The Vidalia onion industry honored grower Terry Gerrald and Vidalia Onion Business Council manager Bob Stafford recently, and celebrated the 20th anniversary of the marketing order for Georgia’s signature vegetable.
Gerrald, president of Gerrald's Vidalia Sweet Onions Inc., Statesboro, Ga., was named 2009 Grower of the Year at the committee’s annual awards banquet Feb. 6 in Vidalia.
Stafford and grower-processor pioneers brothers Danny New and David New joined the Vidalia Onion Hall of Fame.
Gerrald was cited for the many trips he and other growers made to Atlanta during the 1980s to persuade state lawmakers to provide a legal definition for the Vidalia onion and its growing region.
Georgia legislators passed legislation in 1986 and the U.S. Department of Agriculture enacted the federal marketing order in 1989.
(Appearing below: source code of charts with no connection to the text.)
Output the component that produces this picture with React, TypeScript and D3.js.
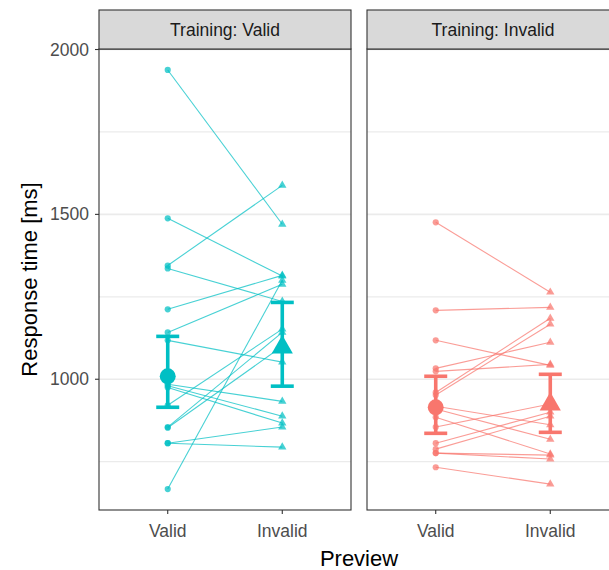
import React from 'react';
import * as d3 from 'd3';

// Facets (training) and x categories (preview)
const trainings = ['Valid', 'Invalid'];
const previews = ['Valid', 'Invalid'];

// Individual subjects: response time [ms] for Preview Valid and Preview Invalid
const validTrainingPreviewValid = [1938, 1488, 1345, 1336, 1212, 1142, 1118, 985, 980, 975, 921, 855, 853, 806, 806, 667];
const validTrainingPreviewInvalid = [1470, 1313, 1588, 1236, 1315, 1288, 1052, 933, 888, 867, 1152, 1142, 1100, 855, 794, 1300];
const invalidTrainingPreviewValid = [1476, 1209, 1118, 1033, 1024, 960, 952, 918, 910, 885, 855, 806, 788, 776, 776, 733];
const invalidTrainingPreviewInvalid = [1264, 1218, 1042, 1112, 1045, 1185, 1167, 862, 818, 773, 925, 900, 888, 758, 770, 682];

// Summary estimates per training (index matches trainings), per preview
const meanPreviewValid = [1009, 915];
const meanPreviewInvalid = [1097, 924];
const lowPreviewValid = [915, 836];
const highPreviewValid = [1130, 1009];
const lowPreviewInvalid = [979, 839];
const highPreviewInvalid = [1233, 1015];

const yTicks = [1000, 1500, 2000];
const yMinorTicks = [750, 1250, 1750];
const colors = ['#00BFC4', '#F8766D'];

const W = 609;
const H = 570;
const FONT = '"Liberation Sans", Arial, Helvetica, sans-serif';

export default function App() {
  const left = 99;
  const panelW = 252;
  const gap = 16;
  const stripTop = 10;
  const top = 49;
  const bottom = 510;

  const allVals = [
    ...validTrainingPreviewValid, ...validTrainingPreviewInvalid,
    ...invalidTrainingPreviewValid, ...invalidTrainingPreviewInvalid,
    ...lowPreviewValid, ...highPreviewValid, ...lowPreviewInvalid, ...highPreviewInvalid,
  ];
  const [mn, mx] = d3.extent(allVals) as [number, number];
  const pad = (mx - mn) * 0.05;
  const y = d3.scaleLinear().domain([mn - pad, mx + pad]).range([bottom, top]);
  const x = d3.scalePoint<string>().domain(previews).range([0, panelW]).padding(0.6);

  const subjects = [
    [validTrainingPreviewValid, validTrainingPreviewInvalid],
    [invalidTrainingPreviewValid, invalidTrainingPreviewInvalid],
  ];
  const circle = d3.symbol().type(d3.symbolCircle);
  const tri = d3.symbol().type(d3.symbolTriangle);

  const xV = x('Valid') as number;
  const xI = x('Invalid') as number;
  const plotRight = left + 2 * panelW + gap;

  return (
    <svg width={W} height={H} style={{ position: 'absolute', left: 0, top: 0, background: '#fff' }} fontFamily={FONT}>
      <rect x={0} y={0} width={W} height={H} fill="#fff" />
      {trainings.map((t, ti) => {
        const px = left + ti * (panelW + gap);
        const [pre, post] = subjects[ti];
        const col = colors[ti];
        const clipId = `clip${ti}`;
        return (
          <g key={t}>
            <defs>
              <clipPath id={clipId}>
                <rect x={px} y={top} width={panelW} height={bottom - top} />
              </clipPath>
            </defs>
            <rect x={px} y={top} width={panelW} height={bottom - top} fill="#fff" />
            <g clipPath={`url(#${clipId})`}>
              {yMinorTicks.map((v) => (
                <line key={'m' + v} x1={px} x2={px + panelW} y1={y(v)} y2={y(v)} stroke="#EBEBEB" strokeWidth={1.3} />
              ))}
              {yTicks.map((v) => (
                <line key={'M' + v} x1={px} x2={px + panelW} y1={y(v)} y2={y(v)} stroke="#EBEBEB" strokeWidth={1.6} />
              ))}
              {pre.map((v, i) => (
                <line key={'l' + i} x1={px + xV} y1={y(v)} x2={px + xI} y2={y(post[i])} stroke={col} strokeOpacity={0.72} strokeWidth={1.1} />
              ))}
              {pre.map((v, i) => (
                <path key={'c' + i} d={circle.size(30)() as string} transform={`translate(${px + xV},${y(v)})`} fill={col} fillOpacity={0.72} />
              ))}
              {post.map((v, i) => (
                <path key={'t' + i} d={tri.size(30)() as string} transform={`translate(${px + xI},${y(v)})`} fill={col} fillOpacity={0.72} />
              ))}
              {[
                [xV, lowPreviewValid[ti], highPreviewValid[ti]],
                [xI, lowPreviewInvalid[ti], highPreviewInvalid[ti]],
              ].map(([cx, lo, hi], k) => (
                <g key={'e' + k} stroke={col} strokeWidth={3.6}>
                  <line x1={px + cx} x2={px + cx} y1={y(lo)} y2={y(hi)} />
                  <line x1={px + cx - 11.5} x2={px + cx + 11.5} y1={y(lo)} y2={y(lo)} />
                  <line x1={px + cx - 11.5} x2={px + cx + 11.5} y1={y(hi)} y2={y(hi)} />
                </g>
              ))}
              <path d={circle.size(200)() as string} transform={`translate(${px + xV},${y(meanPreviewValid[ti])})`} fill={col} />
              <path d={tri.size(195)() as string} transform={`translate(${px + xI},${y(meanPreviewInvalid[ti])})`} fill={col} />
            </g>
            <rect x={px} y={top} width={panelW} height={bottom - top} fill="none" stroke="#333333" strokeWidth={1.1} />
            <rect x={px} y={stripTop} width={panelW} height={top - stripTop} fill="#D9D9D9" stroke="#333333" strokeWidth={1.1} />
            <text x={px + panelW / 2} y={(stripTop + top) / 2} textAnchor="middle" dominantBaseline="central" fontSize={17.5} fill="#1A1A1A">
              Training: {t}
            </text>
            {previews.map((p) => (
              <g key={p}>
                <line x1={px + (x(p) as number)} x2={px + (x(p) as number)} y1={bottom} y2={bottom + 4} stroke="#333333" strokeWidth={1.1} />
                <text x={px + (x(p) as number)} y={bottom + 27} textAnchor="middle" fontSize={17.5} fill="#4D4D4D">{p}</text>
              </g>
            ))}
          </g>
        );
      })}
      {yTicks.map((v) => (
        <g key={v}>
          <line x1={left - 4} x2={left} y1={y(v)} y2={y(v)} stroke="#333333" strokeWidth={1.1} />
          <text x={left - 10} y={y(v)} textAnchor="end" dominantBaseline="central" fontSize={17.5} fill="#4D4D4D">{v}</text>
        </g>
      ))}
      <text transform={`translate(37,${(top + bottom) / 2}) rotate(-90)`} textAnchor="middle" fontSize={22} fill="#000">Response time [ms]</text>
      <text x={(left + plotRight) / 2} y={566} textAnchor="middle" fontSize={22} fill="#000">Preview</text>
    </svg>
  );
}
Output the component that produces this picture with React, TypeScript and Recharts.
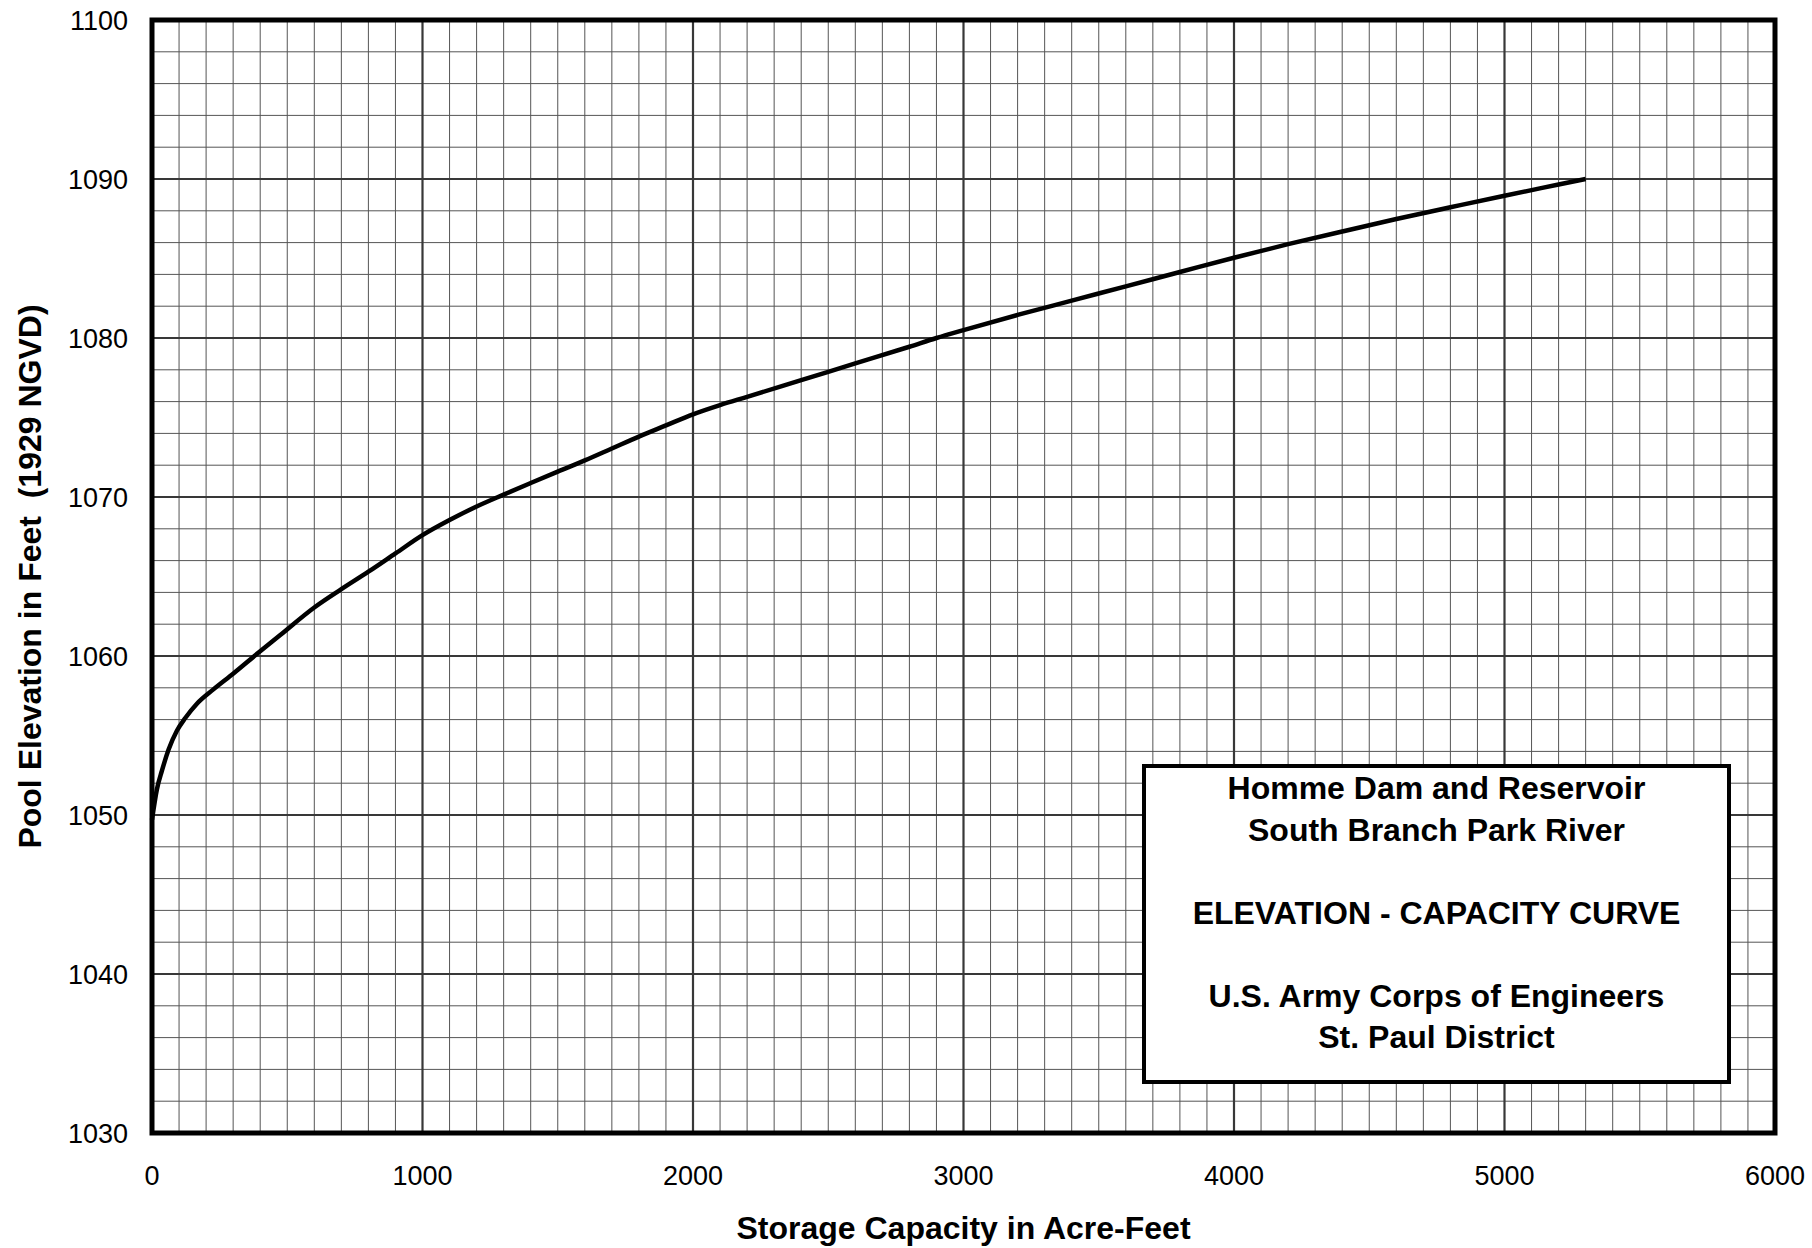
import React from "react";
import { CartesianGrid, Label, Line, LineChart, ReferenceArea, XAxis, YAxis } from "recharts";

// storage capacity (acre-feet) vs pool elevation (ft, 1929 NGVD)
const capacity = [
  0, 18, 37, 61, 92, 123, 166, 227, 301, 393, 473, 600, 700, 800, 900, 1000, 1100, 1200, 1300, 1400, 1500,
  1600, 1700, 1800, 1900, 2000, 2100, 2200, 2400, 2600, 2800, 2900, 3000, 3200, 3400, 3600, 3800, 4000,
  4200, 4400, 4600, 4800, 5000, 5200, 5300,
];
const elevation = [
  1049.7, 1051.6, 1052.8, 1054.1, 1055.3, 1056.1, 1057.0, 1057.9, 1058.9, 1060.2, 1061.3, 1063.05, 1064.2,
  1065.3, 1066.45, 1067.6, 1068.55, 1069.4, 1070.15, 1070.88, 1071.6, 1072.3, 1073.05, 1073.8, 1074.5,
  1075.2, 1075.78, 1076.3, 1077.35, 1078.4, 1079.45, 1080.0, 1080.5, 1081.45, 1082.35, 1083.25, 1084.15,
  1085.05, 1085.9, 1086.7, 1087.48, 1088.22, 1088.95, 1089.65, 1090,
];

const xTicks = [0, 1000, 2000, 3000, 4000, 5000, 6000];
const yTicks = [1030, 1040, 1050, 1060, 1070, 1080, 1090, 1100];
const xMinor = Array.from({ length: 61 }, (_, i) => i * 100);
const yMinor = Array.from({ length: 36 }, (_, i) => 1030 + i * 2);

const boxLines = [
  "Homme Dam and Reservoir",
  "South Branch Park River",
  "",
  "ELEVATION - CAPACITY CURVE",
  "",
  "U.S. Army Corps of Engineers",
  "St. Paul District",
];

const data = capacity.map((c, i) => ({ capacity: c, elevation: elevation[i] }));

const FONT = "'Liberation Sans', Arial, Helvetica, sans-serif";

export default function App() {
  return (
    <div style={{ position: "absolute", left: 0, top: 0, width: 1812, height: 1248, background: "#fff", fontFamily: FONT }}>
      <LineChart width={1812} height={1248} data={data} margin={{ top: 20, right: 37, bottom: 0, left: 0 }}>
        <CartesianGrid stroke="#555" strokeWidth={1} verticalValues={xMinor} horizontalValues={yMinor} />
        <CartesianGrid stroke="#383838" strokeWidth={2.2} verticalValues={xTicks} horizontalValues={yTicks} />
        <XAxis
          dataKey="capacity"
          type="number"
          domain={[0, 6000]}
          ticks={xTicks}
          interval={0}
          axisLine={false}
          tickLine={false}
          tickSize={0}
          tickMargin={33}
          height={115}
          tick={{ fontSize: 27, fill: "#000", fontFamily: FONT }}
        >
          <Label
            value="Storage Capacity in Acre-Feet"
            position="insideBottom"
            offset={9}
            style={{ fontSize: 32, fontWeight: "bold", fill: "#000", fontFamily: FONT }}
          />
        </XAxis>
        <YAxis
          type="number"
          domain={[1030, 1100]}
          ticks={yTicks}
          interval={0}
          axisLine={false}
          tickLine={false}
          tickSize={0}
          tickMargin={24}
          width={152}
          tick={{ fontSize: 27, fill: "#000", fontFamily: FONT }}
        >
          <Label
            content={({ viewBox }: any) => {
              const cx = viewBox.x + 30;
              const cy = viewBox.y + viewBox.height / 2;
              return (
                <text
                  x={cx}
                  y={cy}
                  transform={`rotate(-90 ${cx} ${cy})`}
                  textAnchor="middle"
                  dominantBaseline="central"
                  style={{ fontSize: 32, fontWeight: "bold", fill: "#000", fontFamily: FONT }}
                >
                  {"Pool Elevation in Feet \u00a0(1929 NGVD)"}
                </text>
              );
            }}
          />
        </YAxis>
        <Line
          dataKey="elevation"
          type="monotone"
          stroke="#000"
          strokeWidth={4.5}
          dot={false}
          isAnimationActive={false}
        />
        <ReferenceArea x1={0} x2={6000} y1={1030} y2={1100} fill="none" stroke="#000" strokeWidth={5} ifOverflow="visible" />
      </LineChart>
      <div
        style={{
          position: "absolute",
          left: 1142,
          top: 764,
          width: 589,
          height: 320,
          boxSizing: "border-box",
          border: "4.5px solid #000",
          background: "#fff",
          textAlign: "center",
          fontWeight: "bold",
          fontSize: 32,
          lineHeight: "41.5px",
          color: "#000",
        }}
      >
        {boxLines.map((t, i) => (
          <div key={i} style={{ height: 41.5 }}>
            {t}
          </div>
        ))}
      </div>
    </div>
  );
}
“Their efforts were significant in deterring a mounting number of bootleggers who had begun bagging and selling counterfeit onions under the ‘Vidalia’ name,” Wendy Brannen, the committee’s executive director, said in a news release. “He (Gerrald) has won the respect of his fellow onion growers through his candor, dedication to the industry (and) good farming.”
Brannen said Gerrald built one of the first enclosed packing sheds, installed the industry’s first modern drying rooms and was the first to transition to all-plastic harvest and storage bins.
Stafford has worked for agriculture departments in seven mostly states, and was recognized for his work representing Vidalia growers and packers in political and other matters and for serving as an industry liaison to the Georgia Department of Agriculture.
Stafford is a member of the Vidalia Onion Advisory Board, which recommends an official date to open the season to the state’s commissioner of agriculture.
Courtesy Vidalia Onion Committee
Grower-processor pioneers brothers David New (left) and Danny New were inducted into the Vidalia onion industry’s Hall of Fame.
The New brothers, who left the business years ago, aggressively marketed Vidalia onions during the early 1970s when marketing of the Vidalia brand was called confusingly fragmented.
The two pioneered processing Vidalias into sauces and relishes, increased the marketing of Vidalia onions and were the early industry’s largest grower-shipper.
The Vidalia industry also honored Doris Jamieson, a marketing specialist with the USDA’s Southeast Marketing field office, for her dedication as the Vidalia committee’s USDA field representative.